U.S. District Judge Alan Ezra, who earlier placed Sia at a Makiki halfway house after deeming him a flight risk, yesterday said he will allow the move as long as Sia is electronically monitored and supervised by court-approved, court-trained personnel 24 hours a day.

Sia, under $1.5 million bail, is already under some supervision at Miller Hale and is escorted to his attorneys' offices during the day by a private investigator.

He is set to go to trial Dec. 5 on three counts of bankruptcy fraud and six counts of making false statements during bankruptcy proceedings and money laundering.

Defense attorneys sought the move, saying Sia has abided by the court's orders since his placement at Miller Hale and proven he is not a flight risk.

Fong Ngo Lam, a longtime friend, had offered Sia the use of her 28th-floor Waikiki Landmark luxury condominium for the duration of his trial.

Defense attorney William McCorriston said Sia is happy the judge granted his request, but needs to talk with him further to explain the court's ruling.

"We certainly will make every effort to get it together in the next few days, if not tomorrow," McCorriston said. "Hopefully he'll be in a better circumstance by next week.

"Mr. Sia adamantly maintains his innocence and knows the charges against him are unfounded. There has been widespread misrepresentation about his character, his business practice and his conduct."

Sia, who appeared overwhelmed by the court's consideration, hugged and shook hands with numerous friends and supporters after the hearing before returning to Miller Hale.
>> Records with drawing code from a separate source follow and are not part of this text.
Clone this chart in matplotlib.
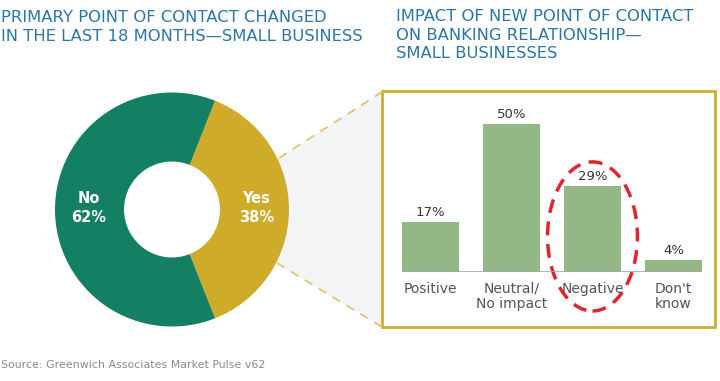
import matplotlib.pyplot as plt
from matplotlib.patches import Polygon, Rectangle, Ellipse

# donut data
pie_labels = ["Yes", "No"]
pie_values = [38, 62]
pie_colors = ["#cfab2a", "#137f63"]

# bar data
categories = ["Positive", "Neutral/\nNo impact", "Negative", "Don't\nknow"]
values = [17, 50, 29, 4]
highlight = 2  # "Negative"

title_blue = "#2b76a5"
gold = "#d2ac2c"

fig = plt.figure(figsize=(7.2, 3.81), dpi=100)

# background layer in pixel coordinates
bg = fig.add_axes([0, 0, 1, 1])
bg.set_xlim(0, 720)
bg.set_ylim(381, 0)
bg.axis("off")

# grey callout linking the donut to the box
bg.add_patch(Polygon([(240, 158), (279, 158), (382, 92), (382, 327),
                      (277, 263), (240, 263)],
                     closed=True, facecolor="#f3f4f6", edgecolor="none"))
bg.plot([279, 382], [158, 92], color="#e3c36e", lw=1.3, ls=(0, (5, 4)))
bg.plot([277, 382], [263, 327], color="#e3c36e", lw=1.3, ls=(0, (5, 4)))
bg.add_patch(Rectangle((382, 91), 333, 236, facecolor="white",
                       edgecolor=gold, lw=2))

bg.text(1, 10, "PRIMARY POINT OF CONTACT CHANGED\nIN THE LAST 18 MONTHS\u2014SMALL BUSINESS",
        color=title_blue, fontsize=11.8, va="top", ha="left", linespacing=1.33)
bg.text(396, 9, "IMPACT OF NEW POINT OF CONTACT\nON BANKING RELATIONSHIP\u2014\nSMALL BUSINESSES",
        color=title_blue, fontsize=11.8, va="top", ha="left", linespacing=1.3)
bg.text(1, 365, "Source: Greenwich Associates Market Pulse v62",
        color="#8a8a8a", fontsize=7.9, va="center", ha="left")

# donut
cx, cy, r = 172, 209.5, 117
pax = fig.add_axes([(cx - r) / 720, (381 - cy - r) / 381, 2 * r / 720, 2 * r / 381])
wedges, _ = pax.pie(pie_values, colors=pie_colors, startangle=-68.4,
                    counterclock=True, radius=1,
                    wedgeprops=dict(width=0.59, edgecolor="none"))
pax.set_xlim(-1, 1)
pax.set_ylim(-1, 1)
pax.text(0.72, 0.01, "%s\n%d%%" % (pie_labels[0], pie_values[0]), color="white",
         fontsize=10.5, fontweight="semibold", ha="center", va="center", linespacing=1.35)
pax.text(-0.71, 0.01, "%s\n%d%%" % (pie_labels[1], pie_values[1]), color="white",
         fontsize=10.5, fontweight="semibold", ha="center", va="center", linespacing=1.35)

# bars
ax = fig.add_axes([390 / 720, (381 - 272) / 381, 324 / 720, 163 / 381])
ax.patch.set_alpha(0)
x = list(range(len(values)))
w = 0.7
ax.bar(x, values, width=w, color="#93b886")
ax.hlines(0, x[0] - w / 2, x[-1] + w / 2, color="#a8a8a8", lw=1.2, zorder=3)
for xi, v in zip(x, values):
    ax.annotate("%d%%" % v, (xi, v), xytext=(0, 2), textcoords="offset points",
                ha="center", va="bottom", fontsize=9.5, color="#333333")
ax.set_xlim(-0.5, 3.5)
ax.set_ylim(0, 55)
ax.set_xticks(x)
ax.set_xticklabels(categories, fontsize=10, color="#555555", linespacing=1.1)
ax.tick_params(axis="x", length=0, pad=7)
ax.set_yticks([])
for s in ax.spines.values():
    s.set_visible(False)

ax.add_patch(Ellipse((highlight, 12), 1.11, 50.3, fill=False,
                     edgecolor="#e0262b", lw=2.5, ls=(0, (4, 2.5)), clip_on=False))

fig.savefig("out.png", dpi=100)
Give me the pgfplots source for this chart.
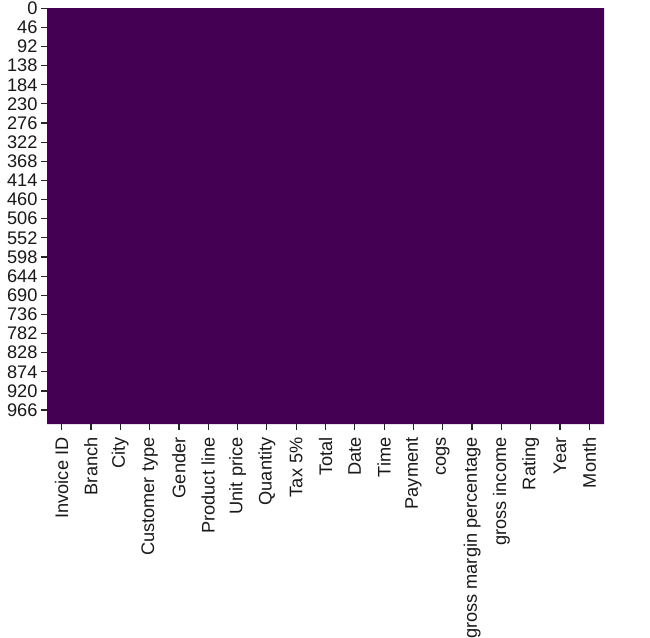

Assistant U.S. Attorney Omer Poirier, who opposed the motion because the government still maintains Sia is a flight risk because of the substantial amount of prison time he faces if convicted, said they were not happy with Sia's placement at the halfway house, which is not a totally secured facility.

Just because Sia hasn't tried to escape the halfway house doesn't mean he's no longer a flight risk, Poirier said. And the court's decision to house Sia elsewhere simply incurs a different set of problems from those present at Miller Hale.

Ezra acknowledged that he still feels Sia is a flight risk and sees no circumstances that have arisen to alter that position. But he was not about to allow Sia to move to the Waikiki Landmark and live by himself -- not with his international ties and apparent access to funds.

Sia filed for bankruptcy protection in November 1998, claiming more than $296 million in debts and $9.3 million in assets.

Ezra said he felt granting the request balanced the risk with Sia's right to access his attorneys and prepare for an adequate defense. "I still believe there's certain risks to be anywhere else except in the custody of the U.S. marshal."

McCorriston said despite the amount of work needed to prepare for trial, he and three other lawyers working the case are prepared to proceed Dec. 5. The government also wants to proceed as quickly as possibly, Poirier said.

Ezra said based on his experience with complex cases such as Sia's, he did not expect the case to be ready to go to trial next month, but in February or March instead.